We meet at a moment when this country is facing a set of challenges
greater than any we’ve seen in generations. Right now, our brave men
and women in uniform are fighting two different wars while terrorists
plot their next attack. Our changing climate is placing our planet in
peril. Our economy is in turmoil and our families are struggling with
rising costs and falling incomes; with lost jobs and lost homes and
lost faith in the American Dream. And for too long, our leaders in
Washington have been unwilling or unable to do anything about it.
That is why this election could be the most important of our lifetime.
When it comes to our economy, our security, and the very future of our
planet, the choices we make in November and over the next few years
will shape the next decade, if not the century. And central to all of
these major challenges is the question of what we will do about our
addiction to foreign oil.
Without a doubt, this addiction is one of the most dangerous and
urgent threats this nation has ever faced – from the gas prices that
are wiping out your paychecks and straining businesses to the jobs
that are disappearing from this state; from the instability and terror
bred in the Middle East to the rising oceans and record drought and
spreading famine that could engulf our planet.
It’s also a threat that goes to the very heart of who we are as a
nation, and who we will be. Will we be the generation that leaves our
children a planet in decline, or a world that is clean, and safe, and
thriving? Will we allow ourselves to be held hostage to the whims of
tyrants and dictators who control the world’s oil wells? Or will we
control our own energy and our own destiny? Will America watch as the
clean energy jobs and industries of the future flourish in countries
like Spain, Japan, or Germany? Or will we create them here, in the
greatest country on Earth, with the most talented, productive workers
in the world?
As Americans, we know the answers to these questions. We know that we
cannot sustain a future powered by a fuel that is rapidly
disappearing. Not when we purchase $700 million worth of oil every
single day from some the world’s most unstable and hostile nations –
Middle Eastern regimes that will control nearly all of the world’s oil
by 2030. Not when the rapid growth of countries like China and India
mean that we’re consuming more of this dwindling resource faster than
we ever imagined. We know that we can’t sustain this kind of future.
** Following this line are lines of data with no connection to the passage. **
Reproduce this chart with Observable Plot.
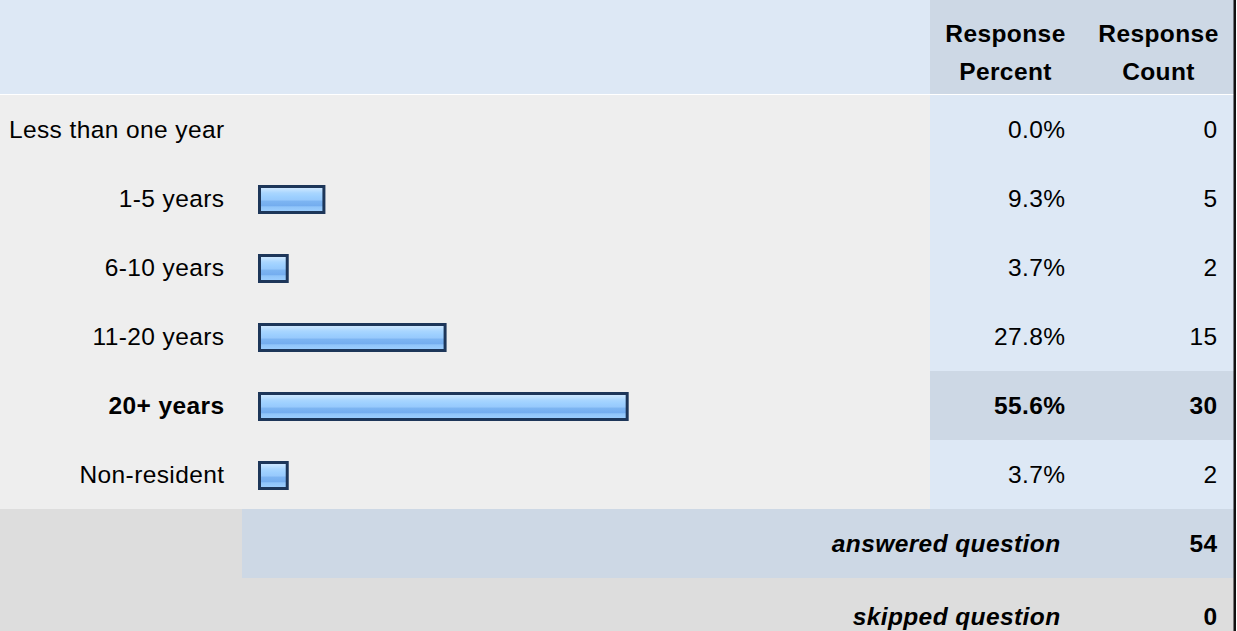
<!DOCTYPE html>
<html>
<head>
<meta charset="utf-8">
<script src="https://cdn.jsdelivr.net/npm/d3@7"></script>
<script src="https://cdn.jsdelivr.net/npm/@observablehq/plot@0.6"></script>
<style>
  html, body { margin: 0; padding: 0; background: #ffffff; }
  #chart svg { display: block; }
  #chart svg text { letter-spacing: 0.4px; }
</style>
</head>
<body>
<div id="chart"></div>
<script>
// ---- data ----
const categories = ["Less than one year", "1-5 years", "6-10 years", "11-20 years", "20+ years", "Non-resident"];
const percents = [0.0, 9.3, 3.7, 27.8, 55.6, 3.7];
const counts = [0, 5, 2, 15, 30, 2];
const headerLabels = ["Response\nPercent", "Response\nCount"];
const summaryLabels = ["answered question", "skipped question"];
const summaryCounts = [54, 0];

// ---- tables built from the arrays ----
const maxPct = d3.max(percents);
const rows = categories.map((c, i) => ({cat: c, pct: percents[i], count: counts[i], top: percents[i] === maxPct}));
const summary = summaryLabels.map((s, i) => ({cat: s, count: summaryCounts[i]}));
const rowDomain = [...categories, ...summaryLabels];

const W = 1237, H = 631;
const FONT = "'Liberation Sans', Arial, sans-serif";
const FS = 24.5;
const LIGHT = "#dde8f5", DARK = "#cdd8e5", GRAY = "#eeeeee", GRAY2 = "#dddddd";

const normalRows = rows.filter(d => !d.top);
const topRows = rows.filter(d => d.top);
const answered = summary.slice(0, 1);
const skipped = summary.slice(1);

const txt = (data, opts) => Plot.text(data, {fontSize: FS, fill: "#000", frameAnchor: "left", ...opts});

const svg = Plot.plot({
  width: W,
  height: H,
  margin: 0,
  style: {fontFamily: FONT, fontSize: FS + "px", background: "#ffffff", color: "#000"},
  x: {domain: [0, 100], range: [259.5, 914.5], axis: null},
  y: {type: "band", domain: rowDomain, range: [94, 94 + 8 * 69.35], padding: 0, axis: null},
  marks: [
    // header backgrounds
    Plot.rect([0], {fill: LIGHT, insetRight: W - 930, insetBottom: H - 94}),
    Plot.rect([0], {fill: DARK, insetLeft: 930, insetRight: W - 1234, insetBottom: H - 94}),
    // body row backgrounds
    Plot.rect(rows, {y: "cat", fill: GRAY, insetRight: W - 930}),
    Plot.rect(rows, {y: "cat", fill: d => d.top ? DARK : LIGHT, insetLeft: 930, insetRight: W - 1234}),
    // summary row backgrounds
    Plot.rect(answered, {y: "cat", fill: GRAY2, insetRight: W - 242}),
    Plot.rect(answered, {y: "cat", fill: DARK, insetLeft: 242, insetRight: W - 1234}),
    Plot.rect(skipped, {y: "cat", fill: GRAY2, insetRight: W - 1234}),
    // right border
    Plot.rect([0], {fill: "#111111", insetLeft: 1233.5, insetRight: W - 1236}),
    // bars
    Plot.barX(rows.filter(d => d.pct > 0), {
      y: "cat", x: "pct",
      fill: "#99ccff", stroke: "#1d3659", strokeWidth: 3,
      insetTop: 22.5, insetBottom: 20.5, insetRight: -3.5,
      ariaLabel: "bar"
    }),
    // header text
    ...headerLabels.map((h, i) => Plot.text([h], {
      text: d => d, frameAnchor: "top-left", lineAnchor: "top",
      dx: [1005, 1158][i], dy: 15, textAnchor: "middle",
      fontSize: FS, fontWeight: "bold", lineHeight: 1.54, fill: "#000"
    })),
    // category labels
    txt(normalRows, {y: "cat", text: "cat", dx: 224, textAnchor: "end"}),
    txt(topRows, {y: "cat", text: "cat", dx: 224, textAnchor: "end", fontWeight: "bold"}),
    // percent values
    txt(normalRows, {y: "cat", text: d => d.pct.toFixed(1) + "%", dx: 1065, textAnchor: "end"}),
    txt(topRows, {y: "cat", text: d => d.pct.toFixed(1) + "%", dx: 1065, textAnchor: "end", fontWeight: "bold"}),
    // counts
    txt(normalRows, {y: "cat", text: d => String(d.count), dx: 1217, textAnchor: "end"}),
    txt(topRows, {y: "cat", text: d => String(d.count), dx: 1217, textAnchor: "end", fontWeight: "bold"}),
    // summary rows
    txt(answered, {y: "cat", text: "cat", dx: 1060, textAnchor: "end", fontWeight: "bold", fontStyle: "italic"}),
    txt(answered, {y: "cat", text: d => String(d.count), dx: 1217, textAnchor: "end", fontWeight: "bold"}),
    txt(skipped, {y: "cat", text: "cat", dx: 1060, dy: 4, textAnchor: "end", fontWeight: "bold", fontStyle: "italic"}),
    txt(skipped, {y: "cat", text: d => String(d.count), dx: 1217, dy: 4, textAnchor: "end", fontWeight: "bold"})
  ]
});

// glossy gradient for the bars
const defs = d3.select(svg).insert("defs", ":first-child");
const grad = defs.append("linearGradient").attr("id", "barGrad")
  .attr("x1", 0).attr("y1", 0).attr("x2", 0).attr("y2", 1);
[
  [0.00, "#d4eaff"], [0.12, "#c2e2ff"], [0.25, "#a9d6ff"], [0.40, "#9ccfff"],
  [0.52, "#97c9fc"], [0.56, "#7db5f2"], [0.74, "#74adef"], [0.78, "#8fc4f9"],
  [1.00, "#9fd0ff"]
].forEach(([o, c]) => grad.append("stop").attr("offset", o).attr("stop-color", c));
d3.select(svg).selectAll('g[aria-label="bar"] rect').attr("fill", "url(#barGrad)");

document.getElementById("chart").appendChild(svg);
</script>
</body>
</html>
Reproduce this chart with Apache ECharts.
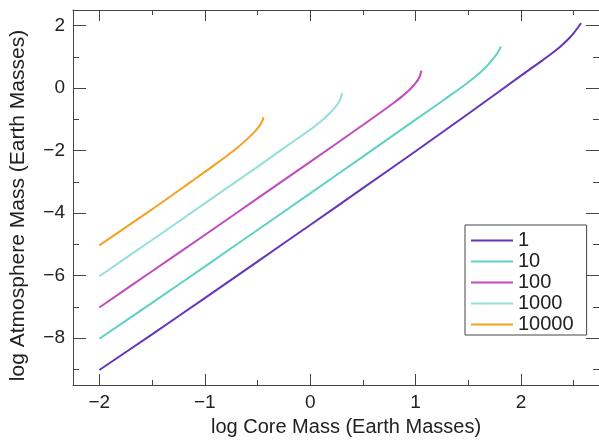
<!DOCTYPE html>
<html>
<head>
<meta charset="utf-8">
<script src="https://cdn.jsdelivr.net/npm/echarts@6/dist/echarts.min.js"></script>
<style>
  html, body { margin: 0; padding: 0; background: #fff; }
  #chart { width: 599px; height: 445px; }
</style>
</head>
<body>
<div id="chart"></div>
<script>
// legend names
const names = ['1', '10', '100', '1000', '10000'];
const colors = ['#6633bb', '#5cd1c4', '#bf4bbf', '#92e0d9', '#f5a223'];

// [log core mass, log atmosphere mass]
const s1 = [[-2, -9.02], [-1.5, -7.88], [-1, -6.72], [-0.5, -5.55], [0, -4.38], [0.5, -3.2], [1, -2.02],
  [1.5, -0.82], [2, 0.4], [2.1, 0.64], [2.2, 0.88], [2.3, 1.13], [2.38, 1.35], [2.45, 1.57], [2.5, 1.76],
  [2.54, 1.94], [2.57, 2.08]];
const s10 = [[-2, -8.02], [-1.5, -6.87], [-1, -5.71], [-0.5, -4.54], [0, -3.37], [0.5, -2.19], [1, -1.01],
  [1.25, -0.42], [1.4, -0.06], [1.5, 0.19], [1.6, 0.46], [1.68, 0.72], [1.74, 0.96], [1.78, 1.14], [1.81, 1.33]];
const s100 = [[-2, -7.02], [-1.5, -5.86], [-1, -4.7], [-0.5, -3.53], [0, -2.36], [0.5, -1.18], [0.7, -0.7],
  [0.8, -0.45], [0.88, -0.24], [0.95, -0.03], [1.0, 0.16], [1.035, 0.34], [1.056, 0.56]];
const s1000 = [[-2, -6.02], [-1.5, -4.86], [-1, -3.69], [-0.5, -2.52], [-0.2, -1.8], [0, -1.33], [0.1, -1.07],
  [0.18, -0.82], [0.24, -0.6], [0.28, -0.4], [0.304, -0.16]];
const s10000 = [[-2, -5.03], [-1.5, -3.88], [-1.132, -3.0], [-0.9, -2.44], [-0.7, -1.93], [-0.6, -1.64],
  [-0.53, -1.41], [-0.48, -1.2], [-0.455, -1.06], [-0.442, -0.93]];
const seriesData = [s1, s10, s100, s1000, s10000];

// ticks
const xMajor = [-2, -1, 0, 1, 2];
const xMinor = [-1.5, -0.5, 0.5, 1.5, 2.5];
const yMajor = [-8, -6, -4, -2, 0, 2];
const yMinor = [-9, -7, -5, -3, -1, 1];

const font = 'Liberation Sans, Arial, Helvetica, sans-serif';
const axisColor = '#444';
const minus = v => (v < 0 ? '\u2212' + (-v) : String(v));

function xAx(pos, ticks, len, withLine, withLabel) {
  return {
    type: 'value', position: pos, min: -2.25, max: 2.74,
    axisLine: { show: withLine, onZero: false, lineStyle: { color: axisColor, width: 1 } },
    axisTick: { show: true, inside: true, length: len, customValues: ticks,
      lineStyle: { color: axisColor, width: 1 } },
    axisLabel: { show: withLabel, customValues: ticks, formatter: minus, margin: 8,
      fontSize: 19, color: '#222', fontFamily: font },
    splitLine: { show: false }
  };
}
function yAx(pos, ticks, len, withLine, withLabel) {
  return {
    type: 'value', position: pos, min: -9.5, max: 2.5,
    axisLine: { show: withLine, onZero: false, lineStyle: { color: axisColor, width: 1 } },
    axisTick: { show: true, inside: true, length: len, customValues: ticks,
      lineStyle: { color: axisColor, width: 1 } },
    axisLabel: { show: withLabel, customValues: ticks, formatter: minus, margin: 8,
      fontSize: 19, color: '#222', fontFamily: font },
    splitLine: { show: false }
  };
}

const xAxes = [
  xAx('bottom', xMajor, 11, true, true),
  xAx('bottom', xMinor, 5, false, false),
  xAx('top', xMajor, 11, true, false),
  xAx('top', xMinor, 5, false, false)
];
Object.assign(xAxes[0], {
  name: 'log Core Mass (Earth Masses)', nameLocation: 'middle', nameGap: 32,
  nameTextStyle: { fontSize: 20, color: '#222', fontFamily: font, padding: [0, 0, 0, 20] }
});
const yAxes = [
  yAx('left', yMajor, 13, true, true),
  yAx('left', yMinor, 6, false, false),
  yAx('right', yMajor, 13, true, false),
  yAx('right', yMinor, 6, false, false)
];
Object.assign(yAxes[0], {
  name: 'log Atmosphere Mass (Earth Masses)', nameLocation: 'middle', nameGap: 44,
  nameTextStyle: { fontSize: 21, color: '#222', fontFamily: font, padding: [0, 16, 0, 0] }
});

const chart = echarts.init(document.getElementById('chart'));
chart.setOption({
  animation: false,
  backgroundColor: '#fff',
  grid: { left: 70, top: 10, width: 535, height: 375 },
  xAxis: xAxes,
  yAxis: yAxes,
  legend: {
    orient: 'vertical', left: 465, top: 225,
    padding: [5, 13, 0, 6], itemGap: 0, itemWidth: 42, itemHeight: 2,
    icon: 'rect', borderColor: axisColor, borderWidth: 1, selectedMode: false,
    data: names,
    textStyle: { fontSize: 20, lineHeight: 21, color: '#222', fontFamily: font }
  },
  series: seriesData.map((d, i) => ({
    name: names[i], type: 'line', data: d,
    xAxisIndex: 0, yAxisIndex: 0,
    showSymbol: false, smooth: 0.25,
    lineStyle: { color: colors[i], width: 2 }, itemStyle: { color: colors[i] }
  }))
});
</script>
</body>
</html>
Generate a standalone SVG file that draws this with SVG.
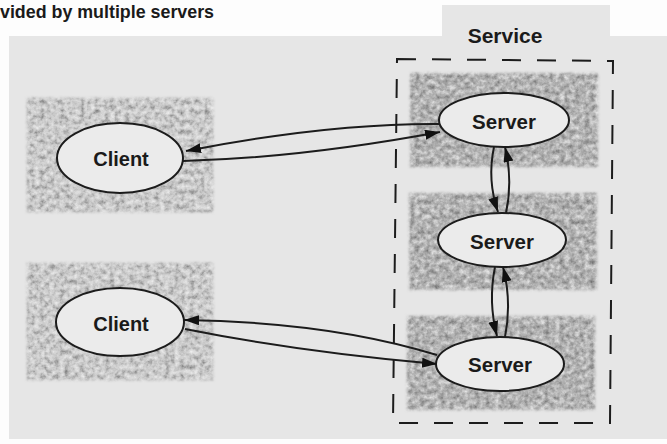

But we also know that we’ve been talking about this issue for decades.
We’ve heard promises about energy independence from every single
President since Richard Nixon. We’ve heard talk about curbing the use
of fossil fuels in State of the Union addresses since the oil embargo
of 1973.
Back then, we imported about a third of our oil. Now, we import more
than half. Back then, global warming was the theory of a few
scientists. Now, it is a fact that is melting our glaciers and setting
off dangerous weather patterns as we speak. Then, the technology and
innovation to create new sources of clean, affordable, renewable
energy was a generation away. Today, you can find it in the research
labs of this university and in the design centers of this state’s
legendary auto industry. It’s in the chemistry labs that are laying
the building blocks for cheaper, more efficient solar panels, and it’s
in the re-born factories that are churning out more wind turbines
every day all across this country.
Despite all this, here we are, in another election, still talking
about our oil addiction; still more dependent than ever. Why?